Raw records
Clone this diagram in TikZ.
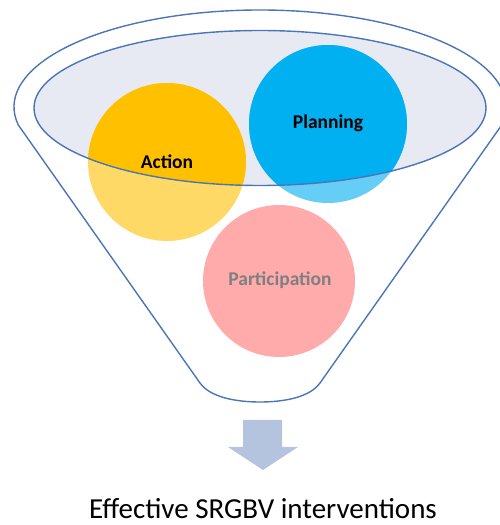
\documentclass[tikz,border=0pt]{standalone}
\usepackage{fontspec}
\setmainfont{Carlito}
\definecolor{outline}{HTML}{4A76B8}
\definecolor{innerfill}{HTML}{E7EAF2}
\definecolor{actfull}{HTML}{FFC000}
\definecolor{actlight}{HTML}{FFD966}
\definecolor{planfull}{HTML}{00B0F0}
\definecolor{planlight}{HTML}{66CDF6}
\definecolor{partfill}{HTML}{FFABAB}
\definecolor{parttext}{HTML}{7F7F7F}
\definecolor{arrowfill}{HTML}{B4C4DE}
\tikzset{
  funnelline/.style={draw=outline, line width=1.4pt, line join=round},
  circlabel/.style={font=\fontsize{19.5}{22}\selectfont\bfseries, text=black},
}
\begin{document}
\begin{tikzpicture}[x=1pt,y=1pt]
\useasboundingbox (0,0) rectangle (499,525);
% outer funnel
\draw[funnelline] (18.3,400) arc[start angle=190.7, end angle=-10.7, x radius=246pt, y radius=97pt]
  -- (320,142) .. controls (310,128) and (285,123) .. (260,123)
  .. controls (235,123) and (210,128) .. (200,142) -- cycle;
% inner ellipse fill
\fill[innerfill] (260,417) ellipse [x radius=226pt, y radius=77.5pt];
% circles light
\fill[actlight] (167,363) circle (79pt);
\fill[planlight] (328,401) circle (79pt);
\begin{scope}
  \clip (260,417) ellipse [x radius=226pt, y radius=77.5pt];
  \fill[actfull] (167,363) circle (79pt);
  \fill[planfull] (328,401) circle (79pt);
\end{scope}
\draw[outline, line width=1.4pt] (260,417) ellipse [x radius=226pt, y radius=77.5pt];
\fill[partfill] (279,244) circle (76pt);
\node[circlabel] (action) at (167,363) {Action};
\node[circlabel] (planning) at (328,402) {Planning};
\node[circlabel, text=parttext] (participation) at (280,245) {Participation};
% arrow
\fill[arrowfill] (243,105) -- (282,105) -- (282,78) -- (298,78) -- (263,55) -- (228,78) -- (243,78) -- cycle;
\node[font=\fontsize{29}{34}\selectfont, anchor=base, inner sep=0pt, text depth=0pt] (result) at (263,6) {Effective SRGBV interventions};
\end{tikzpicture}
\end{document}
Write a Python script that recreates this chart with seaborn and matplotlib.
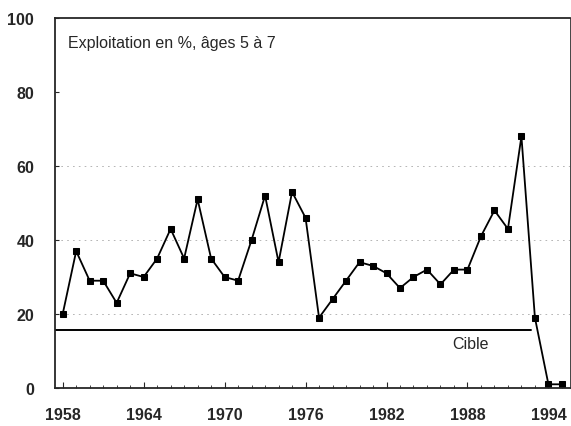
import matplotlib
matplotlib.use("Agg")
import matplotlib.pyplot as plt
import seaborn as sns
import pandas as pd

# Exploitation data
years = list(range(1958, 1996))
exploitation = [20, 37, 29, 29, 23, 31, 30, 35, 43, 35,
                51, 35, 30, 29, 40, 52, 34, 53, 46, 19,
                24, 29, 34, 33, 31, 27, 30, 32, 28, 32,
                32, 41, 48, 43, 68, 19, 1, 1]
cible_value = 15.7
cible_years = [1957.4, 1992.7]
x_ticks = [1958, 1964, 1970, 1976, 1982, 1988, 1994]
y_ticks = [0, 20, 40, 60, 80, 100]

df = pd.DataFrame({"annee": years, "exploitation": exploitation})

sns.set_style("ticks")
plt.rcParams['font.family'] = ['Liberation Sans', 'DejaVu Sans']

fig = plt.figure(figsize=(5.71, 4.27), dpi=100)
ax = fig.add_axes([55 / 571, 1 - 389 / 427, (570 - 55) / 571, (389 - 19) / 427])

# faint dotted grid like the scan
for yv in [20, 40, 60]:
    ax.axhline(yv, color="#aaaaaa", lw=0.6, ls=(0, (2, 5)), zorder=0)

ax.plot(cible_years, [cible_value, cible_value], color="black", lw=1.4)
sns.lineplot(data=df, x="annee", y="exploitation", ax=ax, color="black",
             lw=1.3, marker="s", markersize=5, markeredgecolor="black")

ax.set_xlim(1957.43, 1995.6)
ax.set_ylim(0, 100)
ax.set_xticks(x_ticks)
ax.set_xticks(years, minor=True)
ax.set_yticks(y_ticks)
ax.tick_params(axis="x", which="major", direction="in", length=4, pad=14,
               labelsize=11.5)
ax.tick_params(axis="x", which="minor", direction="in", length=2.5)
ax.tick_params(axis="y", direction="in", length=3, pad=15, labelsize=11.5)
for lab in ax.get_xticklabels() + ax.get_yticklabels():
    lab.set_fontweight("bold")
ax.set_xlabel("")
ax.set_ylabel("")
for s in ax.spines.values():
    s.set_linewidth(1.3)
ax.spines["right"].set_linewidth(0.6)

ax.text(0.025, 0.955, "Exploitation en %, âges 5 à 7", transform=ax.transAxes,
        fontsize=11.5, va="top", ha="left")
ax.text(1988.2, 14, "Cible", fontsize=11.5, va="top", ha="center")

fig.savefig("out.png", dpi=100)
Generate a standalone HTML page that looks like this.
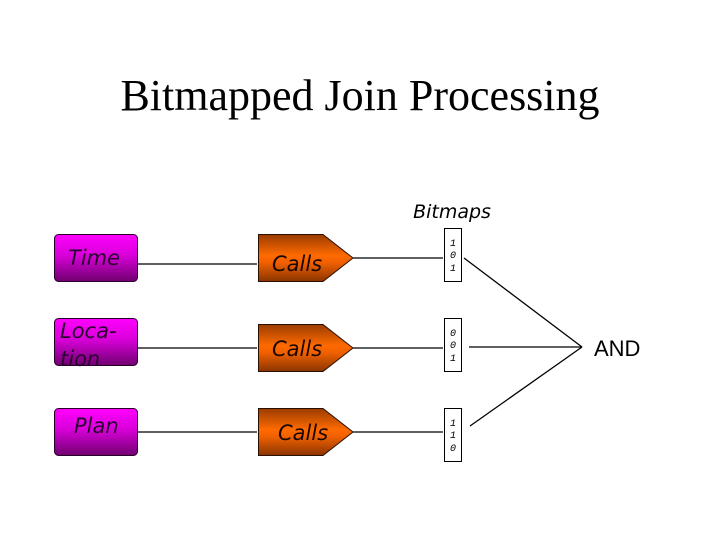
<!DOCTYPE html>
<html><head><style>
body{margin:0;background:#fff;}
</style></head><body>
<svg width="720" height="540" xmlns="http://www.w3.org/2000/svg" style="display:block">
<defs>
<linearGradient id="p" x1="0" y1="0" x2="0" y2="1">
<stop offset="0" stop-color="#ff00ff"/><stop offset="0.45" stop-color="#d800d8"/><stop offset="1" stop-color="#700070"/>
</linearGradient>
<linearGradient id="o" x1="0" y1="0" x2="0" y2="1">
<stop offset="0" stop-color="#9a3c00"/><stop offset="0.45" stop-color="#ff6a00"/><stop offset="0.6" stop-color="#f06000"/><stop offset="1" stop-color="#8a3400"/>
</linearGradient>
</defs>
<text x="360" y="110" text-anchor="middle" font-family="Liberation Serif, serif" font-size="44">Bitmapped Join Processing</text>
<text x="452" y="218" text-anchor="middle" font-family="DejaVu Sans, sans-serif" font-style="italic" font-size="19">Bitmaps</text>
<g stroke="#000" stroke-width="1.3">
<line x1="138" y1="264" x2="257" y2="264"/>
<line x1="138" y1="348" x2="257" y2="348"/>
<line x1="138" y1="432" x2="257" y2="432"/>
<line x1="353" y1="258" x2="443" y2="258"/>
<line x1="353" y1="348" x2="443" y2="348"/>
<line x1="353" y1="432" x2="443" y2="432"/>
<line x1="464" y1="258" x2="582" y2="347"/>
<line x1="469" y1="347" x2="582" y2="347"/>
<line x1="470" y1="426" x2="582" y2="347"/>
</g>
<g stroke="#2a002a" stroke-width="1">
<rect x="54.5" y="234.5" width="83" height="47" rx="4" fill="url(#p)"/>
<rect x="54.5" y="318.5" width="83" height="47" rx="4" fill="url(#p)"/>
<rect x="54.5" y="408.5" width="83" height="47" rx="4" fill="url(#p)"/>
</g>
<g stroke="#2a1000" stroke-width="1">
<polygon points="258.5,234.5 323,234.5 353,258 323,281.5 258.5,281.5" fill="url(#o)"/>
<polygon points="258.5,324.5 323,324.5 353,348 323,371.5 258.5,371.5" fill="url(#o)"/>
<polygon points="258.5,408.5 323,408.5 353,432 323,455.5 258.5,455.5" fill="url(#o)"/>
</g>
<g font-family="DejaVu Sans, sans-serif" font-style="italic" font-size="21" fill="#2a0030">
<text x="68" y="265">Time</text>
<text x="60" y="338">Loca-</text>
<text x="60" y="366">tion</text>
<text x="74" y="433">Plan</text>
</g>
<g font-family="DejaVu Sans, sans-serif" font-style="italic" font-size="21" fill="#1a0800">
<text x="272" y="271">Calls</text>
<text x="272" y="356">Calls</text>
<text x="278" y="440">Calls</text>
</g>
<g fill="#fff" stroke="#000" stroke-width="1">
<rect x="444.5" y="228.5" width="17" height="53"/>
<rect x="444.5" y="318.5" width="17" height="53"/>
<rect x="444.5" y="408.5" width="17" height="53"/>
</g>
<g font-family="Liberation Mono, monospace" font-style="italic" font-size="10" text-anchor="middle">
<text x="453" y="246">1</text><text x="453" y="258">0</text><text x="453" y="271">1</text>
<text x="453" y="336">0</text><text x="453" y="348">0</text><text x="453" y="361">1</text>
<text x="453" y="426">1</text><text x="453" y="438">1</text><text x="453" y="451">0</text>
</g>
<text x="594" y="356" font-family="Liberation Sans, sans-serif" font-size="22">AND</text>
</svg>
</body></html>
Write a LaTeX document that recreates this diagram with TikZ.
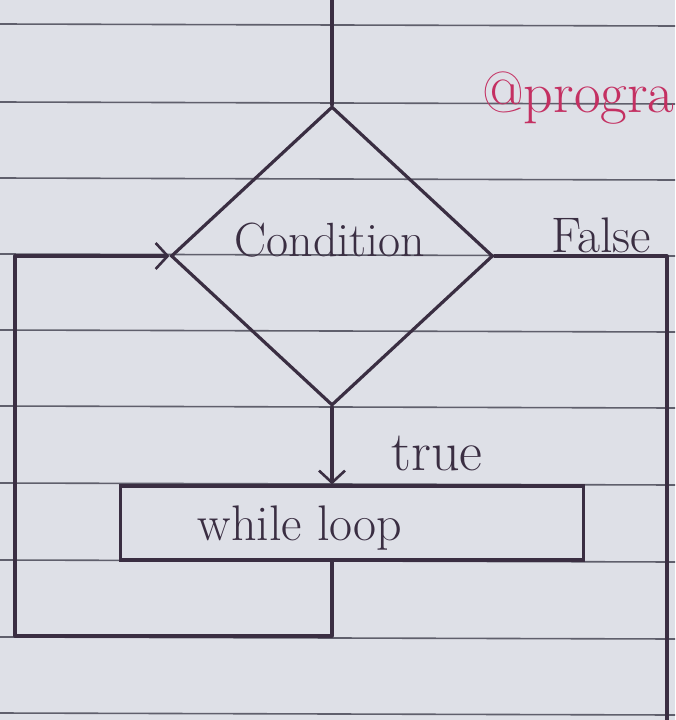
\documentclass[tikz,border=0pt]{standalone}
\usetikzlibrary{shapes.geometric,arrows.meta}
\definecolor{paper}{RGB}{222,224,231}
\definecolor{rule}{RGB}{95,95,108}
\definecolor{ink}{RGB}{58,46,66}
\definecolor{pinkink}{RGB}{196,48,98}
\tikzset{
  ruled/.style={rule, line width=1.6pt},
  inkline/.style={ink, line width=3.2pt, line cap=round, line join=round},
  barb/.style={-{Straight Barb[length=12pt,width=26pt,line width=2.6pt]}},
  lbl/.style={ink, inner sep=0pt},
}
\begin{document}
\begin{tikzpicture}[x=1pt,y=-1pt]
\useasboundingbox (0,0) rectangle (675,720);
\clip (0,0) rectangle (675,720);
\fill[paper] (0,0) rectangle (675,720);
% ruled paper lines
\foreach \y in {24,102,178,254,330,406,483,560,637,713}
  \draw[ruled] (0,\y) -- (675,\y+2);
% pink signature
\node[pinkink, anchor=base west, inner sep=0pt, font=\fontsize{58}{58}\selectfont] (sig) at (482,112) {@progra};
% diamond
\node[diamond, draw=ink, line width=3.2pt, minimum width=322pt, minimum height=299pt, inner sep=0pt] (cond) at (332,256) {};
\node[lbl, font=\fontsize{48}{48}\selectfont] (condtxt) at (330,240) {Condition};
% box
\node[draw=ink, line width=3.2pt, rectangle, minimum width=463pt, minimum height=74pt, inner sep=0pt] (loop) at (352,523) {};
\node[lbl, font=\fontsize{50}{50}\selectfont] (looptxt) at (300,528) {while loop};
% labels
\node[lbl, font=\fontsize{50}{50}\selectfont] (falsetxt) at (601,235) {False};
\node[lbl, font=\fontsize{56}{56}\selectfont] (truetxt) at (437,453) {true};
% coordinates
\coordinate (top) at (332,0);
\coordinate (bl) at (332,636);
\coordinate (ll) at (15,636);
\coordinate (lu) at (15,256);
\coordinate (ru) at (667,256);
\coordinate (rd) at (667,720);
% connectors
\draw[inkline] (top) -- (cond.north);
\draw[inkline, barb] (cond.south) -- (cond.south |- loop.north);
\draw[inkline] (loop.south -| bl) -- (bl) -- (ll) -- (lu);
\draw[inkline, barb] (lu) -- (cond.west);
\draw[inkline] (cond.east) -- (ru) -- (rd);
\end{tikzpicture}
\end{document}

* [Exercise brief] Using the material above, report each line where "chart" occurs.

* [Result for this exercise]
Write a Python script that recreates this chart with seaborn and matplotlib.

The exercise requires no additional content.